The final section of the book is devoted to the role of international legal norms in cyber governance. Shackelford begins this section by assessing the applicability of existing international law, particularly the law of armed conflict, to cyberspace. A recurring theme in this section of the book is the vexing problem of attribution. How can we accurately identify the perpetrators of cyber attacks, especially when shadowy, non-state actors (who may or may not be operating under the direction or at the behest of a national government) are involved? In the final chapter, Shackelford examines the prospects for developing new international norms for cyber governance.
Writing for a wide audience about a subject grounded in technology is no easy task. Fortunately, Shackelford manages to make the underlying technical issues intelligible to lay readers without dumbing things down to the point that those with technical expertise will lose interest. His explanation of how the routing protocols that make the Internet flexible and scalable have also left it vulnerable to security breaches is especially helpful.
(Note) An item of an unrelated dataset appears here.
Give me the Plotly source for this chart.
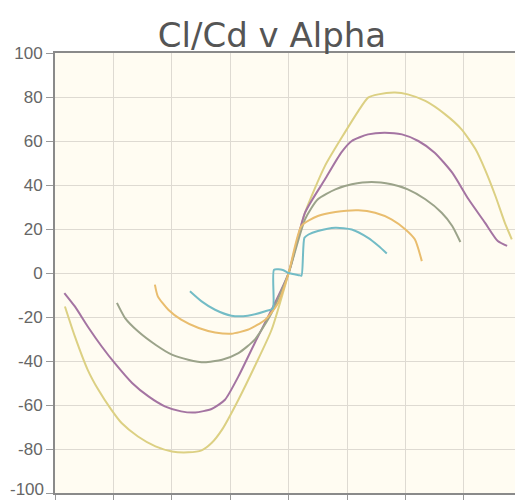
import plotly.graph_objects as go

# Alpha (deg) and Cl/Cd values
yellow_x = [-19.15, -18.3, -17.2, -16.3, -15.2, -14.3, -12.9, -11.4, -10.0, -8.6, -7.45, -6.6, -5.7, -4.3, -2.9, -1.46, 0.0, 1.4, 3.1, 4.8, 5.96, 6.8, 7.67, 9.1, 10.2, 11.7, 13.4, 14.8, 16.0, 16.8, 17.7, 18.5, 19.1]
yellow_y = [-15.2, -28.8, -44.0, -53.0, -62.0, -68.2, -74.3, -78.8, -81.1, -81.5, -80.6, -77.3, -71.2, -57.6, -42.4, -25.8, 0.0, 27.4, 48.6, 63.8, 73.6, 79.7, 81.2, 82.0, 81.2, 78.2, 72.1, 65.3, 56.2, 47.1, 35.0, 22.9, 15.3]

purple_x = [-19.2, -18.3, -17.2, -16.0, -14.9, -13.4, -12.0, -10.6, -9.2, -8.0, -6.6, -5.45, -4.3, -2.9, -1.46, 0.0, 1.4, 3.1, 4.5, 5.4, 6.8, 8.2, 9.7, 11.1, 12.5, 14.0, 15.4, 16.8, 17.9, 18.7]
purple_y = [-9.1, -15.2, -24.3, -33.4, -40.9, -50.0, -56.1, -60.6, -62.9, -63.4, -61.8, -57.6, -47.0, -31.8, -16.7, 0.0, 27.4, 42.5, 54.7, 60.0, 63.0, 63.8, 63.0, 60.0, 54.7, 45.6, 33.5, 22.9, 14.5, 12.3]

green_x = [-14.7, -14.0, -12.9, -11.4, -10.0, -8.6, -7.2, -5.7, -4.3, -2.9, -1.46, 0.0, 1.4, 2.5, 4.0, 5.4, 7.1, 8.8, 10.2, 11.7, 13.1, 14.0, 14.7]
green_y = [-13.6, -20.5, -26.5, -32.6, -37.1, -39.4, -40.6, -39.4, -36.4, -30.3, -18.2, 0.0, 24.4, 33.5, 38.0, 40.3, 41.4, 40.3, 38.0, 33.5, 27.4, 21.4, 14.1]

orange_x = [-11.45, -11.2, -10.3, -9.2, -7.7, -6.3, -4.9, -3.5, -2.0, -0.9, 0.0, 1.1, 2.5, 4.0, 5.96, 7.4, 8.8, 10.0, 10.8, 11.4]
orange_y = [-5.3, -10.6, -16.7, -21.2, -25.0, -27.0, -27.6, -25.8, -21.2, -13.6, 0.0, 21.4, 25.9, 27.7, 28.5, 27.4, 24.4, 19.8, 15.3, 5.4]

cyan_x = [-8.45, -7.45, -6.3, -4.9, -3.5, -2.0, -1.35, -1.25, -0.5, 0.0, 0.9, 1.1, 1.35, 1.7, 2.5, 4.0, 5.4, 6.8, 7.7, 8.4]
cyan_y = [-8.3, -12.9, -16.7, -19.4, -19.4, -17.4, -16.0, 1.5, 1.4, 0.0, -1.0, -1.2, 16.0, 17.5, 19.1, 20.6, 19.8, 16.0, 12.3, 8.9]

y_tick_vals = [100, 80, 60, 40, 20, 0, -20, -40, -60, -80, -100]
y_tick_text = ["100", "80", "60", "40", "20", "0", "-20", "-40", "-60", "-80", "-100"]
x_tick_vals = [-20, -15, -10, -5, 0, 5, 10, 15]

series = [
    (yellow_x, yellow_y, "#dcd083"),
    (purple_x, purple_y, "#a474a2"),
    (green_x, green_y, "#9ba38a"),
    (orange_x, orange_y, "#e9bd6e"),
    (cyan_x, cyan_y, "#73bcc6"),
]

fig = go.Figure()
for xs, ys, col in series:
    fig.add_trace(go.Scatter(x=xs, y=ys, mode="lines",
                             line=dict(color=col, width=2, shape="spline", smoothing=0.6),
                             showlegend=False, hoverinfo="skip"))

W, H = 515, 500
tick_font = dict(family="Liberation Sans", size=17, color="#666666")
fig.update_layout(
    width=W, height=H,
    margin=dict(l=55, r=0, t=53, b=7),
    paper_bgcolor="white",
    plot_bgcolor="#fffcf2",
    title=dict(text="Cl/Cd v Alpha", x=272 / W, xanchor="center",
               y=1 - 23 / H, yanchor="top", yref="container",
               font=dict(family="DejaVu Sans", size=34, color="#555555")),
    showlegend=False,
)
fig.update_xaxes(range=[-20, 19.375], tickvals=x_tick_vals, showticklabels=False,
                 ticks="outside", ticklen=6, tickcolor="#999999",
                 showgrid=True, gridcolor="#dedad2", gridwidth=1,
                 showline=True, linecolor="#8a8a8a", linewidth=2, mirror=True,
                 zeroline=False)
# the bottom-most label is hidden by plotly at the axis corner, so it is drawn as an annotation
fig.update_yaxes(range=[-100, 100], tickvals=y_tick_vals,
                 ticktext=y_tick_text[:-1] + [""],
                 ticks="outside", ticklen=7, tickcolor="#999999",
                 tickfont=tick_font,
                 showgrid=True, gridcolor="#dedad2", gridwidth=1,
                 showline=True, linecolor="#8a8a8a", linewidth=2,
                 zeroline=False)
fig.add_annotation(x=0, xref="paper", y=y_tick_vals[-1], yref="y",
                   text=y_tick_text[-1], showarrow=False,
                   xanchor="right", yanchor="bottom", xshift=-10, yshift=-7,
                   borderpad=0, font=tick_font)

fig.write_html("out.html", config={"displayModeBar": False},
               post_script="document.body.style.margin='0';document.body.style.overflow='hidden';")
Managing Cyber Attacks in International Law, Business, and Relations: In Search of Cyber Peace would make a welcome and timely addition to any law library seeking to augment its existing collection in the fields of law and technology and national security law. For libraries operating under budgetary constraints, this broad survey of cyber security issues provides an excellent alternative to purchasing multiple titles on related but narrower topics, such as cyber crime and cyber warfare.